Nous y sommes donc. Depuis au moins 20 ans qu’on en parle. Autant d’années à l’anticiper. Comme un accident prévisible, au ralenti; chronique d’un écueil annoncé. La population du Canada vieillit. Ainsi, selon les provinces, pour toutes les 100 personnes qui sortent du marché de l’emploi pour aller vers la retraite, de 80 à 90 y font leur entrée. Compte tenu de la vigueur de l’économie, on parle donc de plus en plus, à juste titre, de pénurie de main-d’œuvre.
Dans ce contexte, le pouvoir de négociation des individus s’accroît, de même que les conditions générales de rémunération. De plus, on fait allusion et surtout on s’ouvre davantage aux concepts d’équilibre/vie personnelle, à la modulation de l’horaire type, en passant par la semaine de quatre jours, et le travail hybride, etc.
On s’intéresse aussi, de façon concrète, à la diversité de la main-d’œuvre. On cherche à comprendre, peut-être pas toujours de la bonne manière, nos angles morts, nos lacunes « systémiques ». Chaque personne compte, on le réalise, lentement.
On assiste à d’importants investissements publics en perfectionnement et en rehaussement de compétences.
Bref, on cherche globalement à s’ajuster. De la grande société publique à la PME. Aussi présents et discutés médiatiquement soient-ils, ces éléments ne sont que la partie visible, transactionnelle, de transformations profondes, voire tectoniques.
De fait, les effets du vieillissement seront compensés d’ici une dizaine d’années par une certaine reprise démographique, de même que par l’immigration et les gains de productivité de nos organisations, dopés par l’utilisation accrue des technologies. Idem pour les effets de la pandémie et de la reprise économique actuelle, qui s’estomperont avec le temps.
La rigidité relative et « historique » des organisations par rapport au télétravail, à la flexibilité des horaires et à une plus grande autonomie des employés fera place à plus d’ouverture. Nous ne faisons en cela que suivre le train des « opportunités technologiques ».
La diversité (de genre, de culture, etc.) en emploi, concept quelque peu anachronique dans notre société historiquement métissée, sera inévitablement normalisée jusqu’à devenir un « non-enjeux ».
Certes, d’ici à ce que tout cela se concrétise, nous devrons surmonter des défis colossaux; colossaux, mais relativement temporaires. Les véritables changements sont beaucoup plus fondamentaux.
D’abord, nous prenons peu à peu la mesure de la nature de « l’économie du savoir ». D’un vague concept d’une « quatrième révolution industrielle », basée sur la technologie, la donnée et l’intelligence artificielle, on comprend maintenant mieux les éléments constitutifs d’un univers professionnel qui se complexifie et qui nécessite des connaissances poussées, actualisées et une grande capacité d’échanges interexpertises.
Ensuite, dans un univers hyperconnecté où l’accès à l’information, aux données, est infini, quelle est la place de l’humain?

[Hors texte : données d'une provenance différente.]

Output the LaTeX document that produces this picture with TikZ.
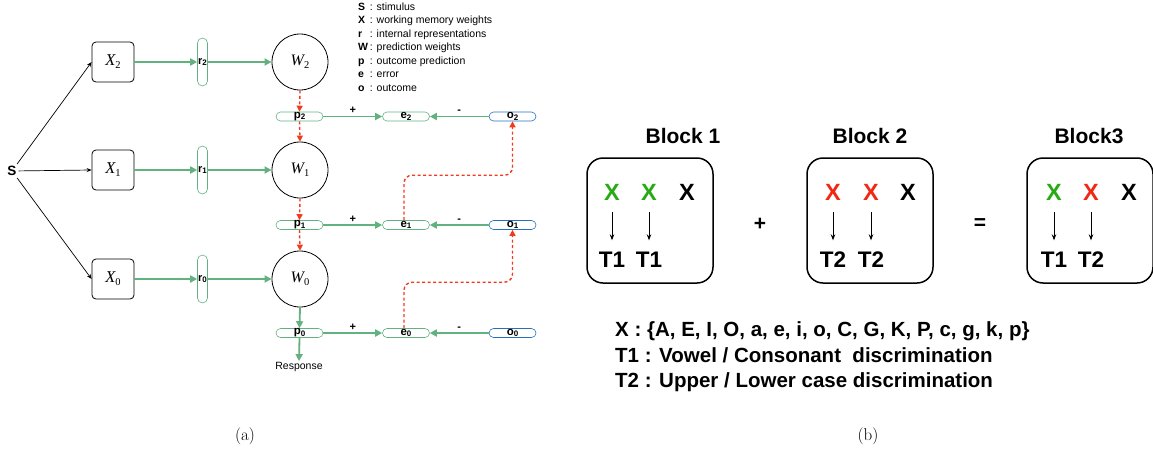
\documentclass[tikz,border=0pt]{standalone}
\usepackage{fontspec}
\setmainfont{Liberation Sans}
\newfontfamily\serifit{Liberation Serif}
\newfontfamily\lmr{Latin Modern Roman}
\usetikzlibrary{arrows.meta}
\definecolor{gr}{RGB}{98,178,128}
\definecolor{rd}{RGB}{240,60,30}
\definecolor{bl}{RGB}{40,110,190}
\definecolor{xg}{RGB}{40,170,20}
\definecolor{xr}{RGB}{240,40,20}
\newcommand{\vx}[2]{{\serifit\itshape #1}\raisebox{-3pt}{\serifit\fontsize{10.5}{10.5}\selectfont #2}}
\newcommand{\lb}[2]{#1\raisebox{-1.5pt}{\fontsize{8}{8}\selectfont #2}}
\tikzset{
  xbox/.style={draw, rounded corners=4pt, minimum width=42pt, minimum height=40pt, line width=0.8pt, inner sep=0pt, font=\fontsize{16.5}{16.5}\selectfont},
  rbox/.style={draw=gr, rounded corners=5pt, minimum width=10pt, minimum height=48pt, line width=0.6pt, inner sep=0pt, font=\bfseries\fontsize{11}{11}\selectfont},
  wcirc/.style={draw, circle, minimum size=56pt, line width=0.8pt, inner sep=0pt, font=\fontsize{16}{16}\selectfont},
  pbox/.style={draw=gr, rounded corners=4.5pt, minimum width=47pt, minimum height=9pt, inner sep=0pt, line width=0.6pt, font=\bfseries\fontsize{11.5}{11.5}\selectfont},
  obox/.style={pbox, draw=bl},
  garrow/.style={draw=gr, line width=1.8pt, -{Triangle[length=7pt,width=7pt]}},
  rarrow/.style={draw=rd, line width=1.4pt, dash pattern=on 3pt off 2.5pt, -{Triangle[length=6pt,width=6pt]}},
  karrow/.style={draw=black, line width=0.7pt, -{Stealth[length=5pt,width=4pt]}},
  sgn/.style={above=1pt, font=\bfseries\fontsize{11}{11}\selectfont, inner sep=1pt},
  blk/.style={draw, rounded corners=16pt, line width=1.5pt, minimum width=126pt, minimum height=125pt, inner sep=0pt},
  blabel/.style={font=\bfseries\fontsize{21}{21}\selectfont},
  letx/.style={font=\bfseries\fontsize{23.5}{23.5}\selectfont, inner sep=0pt, text height=16pt, text depth=0pt, anchor=base},
  lett/.style={font=\bfseries\fontsize{22.5}{22.5}\selectfont, inner sep=0pt, text height=16.5pt, text depth=0pt, anchor=base},
  tarrow/.style={draw=black, line width=0.8pt, -{Stealth[length=6pt,width=4.5pt]}, shorten <=12pt, shorten >=10pt},
}
\begin{document}
\begin{tikzpicture}[x=1pt,y=-1pt]
\useasboundingbox (0,0) rectangle (1153,450);
% ---------- panel (a) ----------
\node[font=\bfseries\fontsize{13.5}{13.5}\selectfont, inner sep=2pt] (S) at (12,171) {S};
\node[xbox] (X2) at (113,62) {\vx{X}{2}};
\node[xbox] (X1) at (113,170) {\vx{X}{1}};
\node[xbox] (X0) at (113,279) {\vx{X}{0}};
\draw[karrow] (S) -- (X2.west);
\draw[karrow] (S) -- (X1.west);
\draw[karrow] (S) -- (X0.west);
\node[rbox] (r2) at (202.5,62) {\lb{r}{2}};
\node[rbox] (r1) at (202.5,170) {\lb{r}{1}};
\node[rbox] (r0) at (202.5,279) {\lb{r}{0}};
\node[wcirc] (W2) at (300,62) {\vx{W}{2}};
\node[wcirc] (W1) at (300,170) {\vx{W}{1}};
\node[wcirc] (W0) at (300,279) {\vx{W}{0}};
\foreach \i in {2,1,0}{
  \draw[garrow] (X\i.east) -- (r\i.west);
  \draw[garrow] (r\i.east) -- (W\i.west);
}
\node[pbox] (p2) at (299.5,116.5) {\lb{p}{2}};
\node[pbox] (p1) at (299.5,225) {\lb{p}{1}};
\node[pbox] (p0) at (299.5,333) {\lb{p}{0}};
\node[pbox] (e2) at (406,116.5) {\lb{e}{2}};
\node[pbox] (e1) at (406,225) {\lb{e}{1}};
\node[pbox] (e0) at (406,333) {\lb{e}{0}};
\node[obox] (o2) at (512.5,116.5) {\lb{o}{2}};
\node[obox] (o1) at (512.5,225) {\lb{o}{1}};
\node[obox] (o0) at (512.5,333) {\lb{o}{0}};
\foreach \i in {2,1,0}{
  \draw[garrow] (p\i.east) -- node[sgn] {+} (e\i.west);
  \draw[garrow] (o\i.west) -- node[sgn] {-} (e\i.east);
}
\draw[rarrow] (W2.south) -- (p2.north);
\draw[rarrow] (p2.south) -- (W1.north);
\draw[rarrow] (W1.south) -- (p1.north);
\draw[rarrow] (p1.south) -- (W0.north);
\draw[garrow] (W0.south) -- (p0.north);
\node[font=\fontsize{10.5}{10.5}\selectfont, inner sep=1pt] (resp) at (299,367) {Response};
\draw[garrow] (p0.south) -- (resp.north);
\draw[rarrow, rounded corners=8pt] ([xshift=-2pt]e1.north) -- ++(0,-45) -| (o2.south);
\draw[rarrow, rounded corners=8pt] ([xshift=-2pt]e0.north) -- ++(0,-46) -| (o1.south);
\node[anchor=north west, inner sep=0pt, font=\fontsize{10.5}{13.5}\selectfont] (legend) at (358,0.5) {%
\begin{tabular}{@{}l@{\,}l@{}}
\textbf{S} & : stimulus\\
\textbf{X} & : working memory weights\\
\textbf{r} & : internal representations\\
\textbf{W} & : prediction weights\\
\textbf{p} & : outcome prediction\\
\textbf{e} & : error\\
\textbf{o} & : outcome
\end{tabular}};
\node[font=\lmr\fontsize{17}{17}\selectfont] (capa) at (245,436) {(a)};
% ---------- panel (b) ----------
\node[blk] (B1) at (650,220.5) {};
\node[blk] (B2) at (870,220.5) {};
\node[blk] (B3) at (1090,220.5) {};
\node[blabel] (L1) at (683,136) {Block 1};
\node[blabel] (L2) at (870,136) {Block 2};
\node[blabel] (L3) at (1089,136) {Block3};
% block 1
\node[letx, text=xg] (a1) at (612,200) {X};
\node[letx, text=xg] (a2) at (649,200) {X};
\node[letx] (a3) at (687,200) {X};
\node[lett] (ta1) at (612,267) {T1};
\node[lett] (ta2) at (649,267) {T1};
\draw[tarrow] (a1.base) -- (ta1.north);
\draw[tarrow] (a2.base) -- (ta2.north);
% block 2
\node[letx, text=xr] (b1) at (833,200) {X};
\node[letx, text=xr] (b2) at (871,200) {X};
\node[letx] (b3) at (908,200) {X};
\node[lett] (tb1) at (833,267) {T2};
\node[lett] (tb2) at (871,267) {T2};
\draw[tarrow] (b1.base) -- (tb1.north);
\draw[tarrow] (b2.base) -- (tb2.north);
% block 3
\node[letx, text=xg] (c1) at (1054,200) {X};
\node[letx, text=xr] (c2) at (1091,200) {X};
\node[letx] (c3) at (1129,200) {X};
\node[lett] (tc1) at (1054,267) {T1};
\node[lett] (tc2) at (1091,267) {T2};
\draw[tarrow] (c1.base) -- (tc1.north);
\draw[tarrow] (c2.base) -- (tc2.north);
\node[blabel] (plus) at (760,224) {+};
\node[blabel] (eq) at (980,224) {=};
\node[anchor=west, inner sep=0pt, font=\bfseries\fontsize{20.5}{25.5}\selectfont, align=left] (defs) at (615,357) {%
X : \{A, E, I, O, a, e, i, o, C, G, K, P, c, g, k, p\}\\
T1 : Vowel / Consonant~ discrimination\\
T2 : Upper / Lower case discrimination};
\node[font=\lmr\fontsize{17}{17}\selectfont] (capb) at (868,436) {(b)};
\end{tikzpicture}
\end{document}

Afin d’avoir une valeur professionnelle ajoutée pour nos clients, nos collègues et partenaires, nous nous devons de créer des relations interpersonnelles authentiques et empathiques. Nous sommes appelés à interagir de façon cohérente et sincère avec un nombre plus important de personnes. Écouter, comprendre l’autre nous permettra d’anticiper, de collaborer et de contribuer à un niveau supérieur.
Finalement, dans un monde complexe, évolutif, nous nous devons de prendre de l’altitude. Il n’est plus suffisant de comprendre son travail ni celui de ses collègues immédiats. Plutôt que de subir les effets de décisions qui peuvent paraître déconnectées de notre point de vue limité, nous avons intérêt à gagner de la perspective : qu’est-ce qui influence mon organisation? Quelles sont les conditions géo-politiques-économiques-technologiques actuelles? Les tendances?
Le sens de notre monde, aussi complexe et incertain puisse-t-il être, nous apparaît pour peu que l’on gagne en hauteur. Les véritables changements ne font pas la une des médias. Ils ne sont pas (ou ils sont peu) discutés par les administrateurs de sociétés ou les investisseurs. Nos défis sont et seront tout autres : former des millions d’individus, en continu, à la fois d’un point de vue fondamental et technique, spécialisé et généraliste. Le tout de sorte qu’ils soient mieux outillés dans leur connaissance d’eux-mêmes et dans leurs interactions avec les autres. Vaste chantier.
* Dans le but d’alléger le texte et d’en faciliter la lecture, le générique masculin est utilisé comme genre neutre.